Monday, July 2, 2012

What is Performance Testing?

  • Performance testing is a testing performed to determine how a system performs in terms of responsiveness and stability under a particular workload. 
  • It can also serve to investigate, measure, validate or verify other quality attributes of the system, such as scalability, reliability and resource usage.
  • Performance testing is a means of quality assurance (QA). It involves testing software applications to ensure they will perform well under their expected workload.
  • The goal of performance testing is not to find bugs but to eliminate performance bottlenecks
  • The focus of Performance testing is checking a software program’s
    • Speed – Determines whether the application responds quickly
    • Scalability – Determines maximum user load the software application can handle.
    • Stability – Determines if the application is stable under varying loads
Types of performance testing.
  • Load testing – Load testing is the simplest form of performance testing. A load test is usually conducted to understand the behavior of the system under a specific expected load.
  • Stress testing – involves testing an application under extreme workloads to see how it handles high traffic or data processing .The objective is to identify breaking point of an application.
  • Endurance testing – is done to make sure the software can handle the expected load over a long period of time.

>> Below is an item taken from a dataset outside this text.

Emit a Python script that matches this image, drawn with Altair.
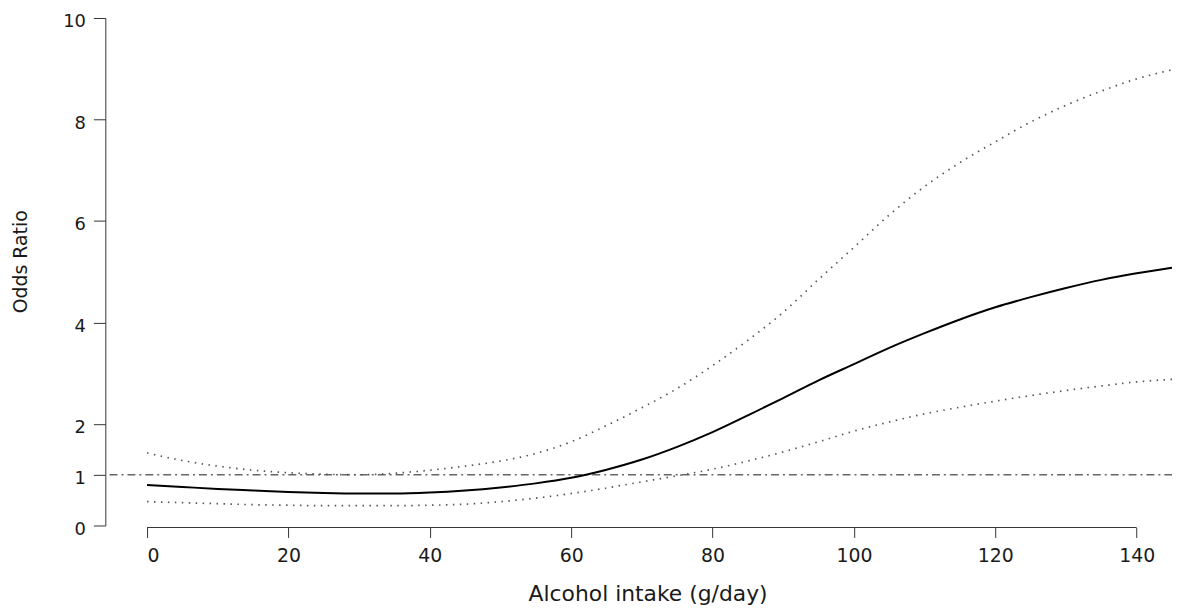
import altair as alt
import pandas as pd

# ---- data ----
intake = [0, 5, 10, 15, 20, 25, 30, 35, 40, 45, 50, 55, 60, 65, 70, 75,
          80, 85, 90, 95, 100, 105, 110, 115, 120, 125, 130, 135, 140, 145]
odds_ratio = [0.80, 0.76, 0.72, 0.69, 0.66, 0.64, 0.63, 0.63, 0.65, 0.69,
              0.75, 0.83, 0.94, 1.10, 1.30, 1.55, 1.84, 2.17, 2.51, 2.86,
              3.18, 3.50, 3.79, 4.06, 4.30, 4.50, 4.68, 4.84, 4.97, 5.08]
ci_upper = [1.43, 1.28, 1.17, 1.09, 1.04, 1.01, 1.00, 1.03, 1.09, 1.17,
            1.27, 1.42, 1.65, 1.97, 2.32, 2.70, 3.15, 3.65, 4.20, 4.85,
            5.48, 6.12, 6.68, 7.15, 7.56, 7.95, 8.28, 8.56, 8.80, 8.98]
ci_lower = [0.47, 0.45, 0.43, 0.41, 0.40, 0.39, 0.39, 0.39, 0.40, 0.42,
            0.47, 0.54, 0.63, 0.74, 0.86, 0.98, 1.11, 1.27, 1.45, 1.65,
            1.86, 2.04, 2.20, 2.33, 2.45, 2.56, 2.66, 2.75, 2.83, 2.88]
x_ticks = [0, 20, 40, 60, 80, 100, 120, 140]
y_ticks = [0, 1, 2, 4, 6, 8, 10]
reference_or = 1.0
reference_start = -5.3
x_domain = [0, 145]
y_domain = [0, 10]

df = pd.DataFrame({"intake": intake, "or": odds_ratio,
                   "upper": ci_upper, "lower": ci_lower})
ref_df = pd.DataFrame({"start": [reference_start], "end": [x_domain[1]],
                       "or": [reference_or]})
xline_df = pd.DataFrame({"start": [x_ticks[0]], "end": [x_ticks[-1]]})

W, H = 1032, 511
FONT = "DejaVu Sans"
AX = "#333333"
TXT = "#1a1a1a"

xscale = alt.Scale(domain=x_domain, nice=False, zero=False)
yscale = alt.Scale(domain=y_domain, nice=False)

x_axis = alt.Axis(values=x_ticks, domain=False, grid=False, offset=2,
                  tickSize=10, tickColor=AX, tickWidth=1,
                  labelPadding=9, labelFont=FONT, labelFontSize=19,
                  labelColor=TXT,
                  title="Alcohol intake  (g/day)", titleFont=FONT,
                  titleFontSize=22, titleFontWeight="normal",
                  titleColor=TXT, titleX=504, titleY=74,
                  titleBaseline="alphabetic")
y_axis = alt.Axis(values=y_ticks, grid=False, offset=42, domainColor=AX,
                  tickSize=12, tickColor=AX, tickWidth=1,
                  labelPadding=8, labelFont=FONT, labelFontSize=18,
                  labelColor=TXT, labelOffset=4,
                  title="Odds Ratio", titleFont=FONT, titleFontSize=19,
                  titleFontWeight="normal", titleColor=TXT,
                  titleX=-85, titleY=245, titleBaseline="middle")


def X(field):
    return alt.X(f"{field}:Q", scale=xscale, axis=x_axis)


def Y(field):
    return alt.Y(f"{field}:Q", scale=yscale, axis=y_axis)


ref = alt.Chart(ref_df).mark_rule(
    color="#666666", strokeWidth=1.3, strokeDash=[8, 4, 2, 4]
).encode(x=X("start"), x2="end:Q", y=Y("or"))

base = alt.Chart(df)
dotted = dict(color="#555555", strokeWidth=1.7, strokeDash=[1.5, 5.5],
              interpolate="monotone")
lower = base.mark_line(**dotted).encode(x=X("intake"), y=Y("lower"))
upper = base.mark_line(**dotted).encode(x=X("intake"), y=Y("upper"))
main = base.mark_line(color="black", strokeWidth=2,
                      interpolate="monotone").encode(x=X("intake"), y=Y("or"))

xline = alt.Chart(xline_df).mark_rule(color=AX, strokeWidth=1).encode(
    x=X("start"), x2="end:Q", y=alt.value(H + 2))

chart = alt.layer(ref, lower, upper, main, xline).properties(
    width=W, height=H,
    autosize=alt.AutoSizeParams(type="none"),
    padding={"left": 140, "top": 8, "right": 0, "bottom": 80},
).configure(background="white").configure_view(stroke=None)

chart.save("out.html", embed_options={"renderer": "svg", "actions": False})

  • Spike testing – Spike testing is done by suddenly increasing the number of, or load generated by, users by a very large amount and observing the behaviour of the system. The goal is to determine whether performance will suffer, the system will fail, or it will be able to handle dramatic changes in load.
  • Volume testing – Under Volume Testing large no. of. Data is populated in database and the overall software system’s behavior is monitored. The objective is to check software application’s performance under varying database volumes.
  • Scalability testing – The objective of scalability testing is to determine the software application’s effectiveness in “scaling up” to support an increase in user load. It helps plan capacity addition to your software system.
  • Configuration testing - Rather than testing for performance from the perspective of load, tests are created to determine the effects of configuration changes to the system's components on the system's performance and behaviour. A common example would be experimenting with different methods of load-balancing.
  • Isolation testing - Isolation testing is not unique to performance testing but a term used to describe repeating a test execution that resulted in a system problem. Often used to isolate and confirm the fault domain.